箱も元あった位置に慎重に置く。他に何か無いか、目を閉じて再び探ると、微かな漂う念を察知した。
若い女の情念。絡みつくようなそれが、苺薫のものであることを確認して、エルゼは学習机の本棚から一冊のポケットアルバムを取り出した。
広げて、小さく息をつく。
そこには叔母と一緒に写した古い写真から、最近のものなのか月光の下、沈んだ顔をしている男の写真まで、様々なライアスの写真が納められていた。
「……やっぱり、そういうことなの……」
一枚一枚に彼女の情念が絡みついている。
スマホにアルバムの写真も写す。めくっていくと誰が撮ったものなのか、まだ十歳くらいの苺薫が、談笑するライアスと薫を見ている写真がある。
その写真に指を伸ばして触れ、エルゼは眉をしかめた。
部屋に漂う強い風の魔気と同じ……女侯爵の魔気を感じる。
どうやら苺薫の恋心は非常に厄介な者に目を付けられたらしい。
幼さの残る顔に、はっきりと感じられる憧れと切ない想い。それは、妹のように思っている少女が同じ年頃から、時々浮かべるようになった表情とそっくりだった。

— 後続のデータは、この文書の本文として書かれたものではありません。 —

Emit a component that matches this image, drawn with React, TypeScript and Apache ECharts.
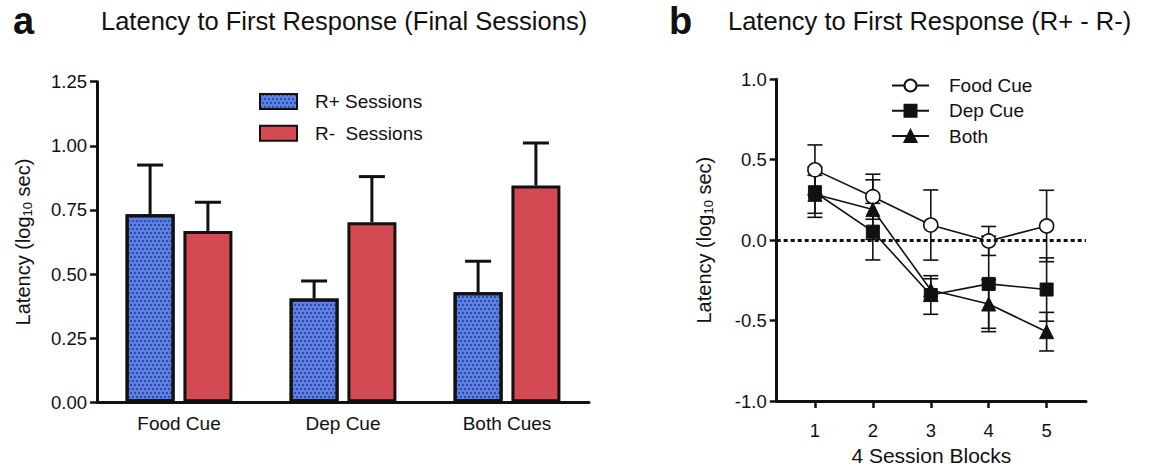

そして、もう一人、エルゼは身近に同じ顔をしていた者を知っている。
「……姉さん」
『エルゼ、私、ブライさんのこと好き』
自分達姉妹を拾ってくれ、保護してくれた男に恋をした姉。
『ブライさんが、すごく辛い過去から恋愛なんて出来ないのは解っているの。だから、私を好きになってくれなくても構わない。その代わり、私はブライさんが必要としてくれる人になるわ』
彼の庇護下から独立し、術士となる為に家を出た自分とは違い、姉は大人になって仕事に就いた後も、ずっと彼の側にいた。大きな心の傷を負い、転居を繰り返す彼が『安心出来る場所』を一緒に作ろうと努力し、結果、ブライにとって恋愛以上の、手離すことの出来ない大切な存在として生涯のパートナーとなったのだ。
しかし……。
『あの人がこんなことさえしなければ、私はこんな醜い人間にならずにすんだのにっ!!』
遥香に、ライアスへの怒りをぶつけていた薫を思い出す。
姉がやったことを、二人の本当の事情も知らず、ライアスの傍らにいた女性の代わりになることだけに憧れる、十七歳の少女にしろというのは無理だ。
彼女の恋は間違いなく散る。
エルゼは深く息を吐いた。
……ならば、出来るだけ綺麗に散った方が良い。
部屋に漂う、女侯爵の魔気を払うように浄化する。スマホの画面をタップし電話を掛ける。
「……もしもし、法稔くん? お玉、まだ冥界かしら? そう、それなら、ちょっと冥界で調べて欲しいことがあるんだけど……」
法稔に伝言を頼んで、通話を切る。
まだ拙い恋を、あんなヤツのおもちゃにされるのは辛すぎるから……!
エルゼはアルバムをそっと閉じて元に戻すと、班長への報告に向かった。